On May 24, the NSF Advancing Informal STEM Learning (AISL) program convened a group of 29 informal STEM education stakeholders interested in the Science Learning+ solicitation to identify and discuss areas and questions of common interest that bridge informal learning research and practice. The meeting used an open space process to achieve these outcomes. The following is a summary of the topics that emerged, which were then discussed in breakout sessions. A version of this summary was also posted to the Science Learning+ page, where others can contribute to the conversation with UK-based colleagues.

Underserved Communities + Cross Cultural Collaborations

Participants in this group discussed how to learn from existing organizations that work with underserved communities in order to create sustainable programming that is relevant to that community. Programs can leverage the science that is already being learned and/or done by members of the community (sometimes unknowingly) and use it as a starting point for learning. Programs should address local concerns, and partnerships are encouraged.

Online/Mobile Technologies for STEM Learning

This group discussed the role of technology within the ecology of STEM learning. Learning technologies can take a variety of forms, including social media and web resources, digital badging, and augmented reality. Some of these technologies are increasingly being used/thought of as tools for bridging formal and informal sectors.


This group discussed the need to fully harness the power of technology and data in order to assess science learning. Assessment tools should be designed to capture a variety of outcomes and experiences related to both cognitive and social development. They should also be sensitive, but generalizable. A question that arose was whether we can take learning analytics to a larger scale, using modern research tools.

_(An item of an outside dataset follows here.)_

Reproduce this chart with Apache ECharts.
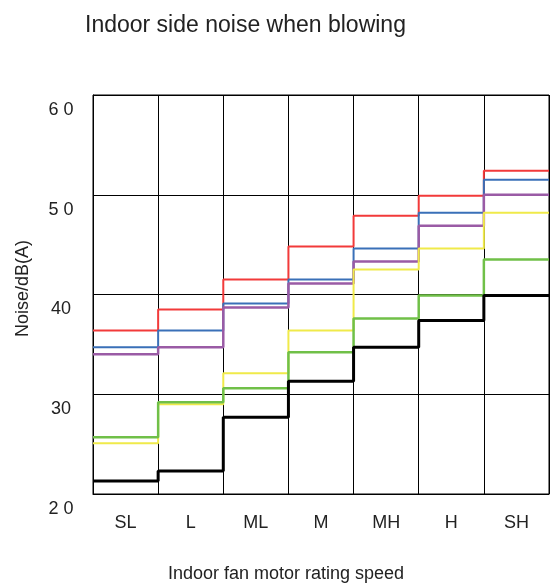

Professional Development Across and Connecting Sectors

Opportunities identified in this space included connecting with teacher preparation programs and epistemologies, and developing a framework of thinking that helps different stakeholders clarify their identities as science educators. Some potential challenges include how to connect with teacher preparation programs and epistemologies, and developing a framework of thinking that helps different stakeholders clarify their identities as a science educators.

Cross Context

This group discussed the many opportunities and contexts for individual learners to engage with STEM content. An interesting challenge is around identifying strategies to facilitate connections between these contexts (whether they are intentional or not) and developing a common design framework that could bridge across contexts.

Scientist Engagement

Participants in this group were interested in building an infrastructure (including leveraging existing assets) to support scientists’ communication and engagement with the public. Potential impacts of projects within this space include research done around the most effective ways for scientists to participate in ISE-related activities, with resources appropriated to the most effective methods.

Science, Technology, Engineering, Arts, and Math (STEAM) Opportunities

This group identified opportunities to develop an international community of practice around using a common understanding of arts-based learning to spark innovative STEM learning interventions and to develop collaborative research projects on their impacts. They also discussed the opportunity to engage the arts as a medium and platform for cross-disciplinary learning and innovation, and to use arts-based learning to inform the development of an integrated research/practice-based STEM education innovation agenda.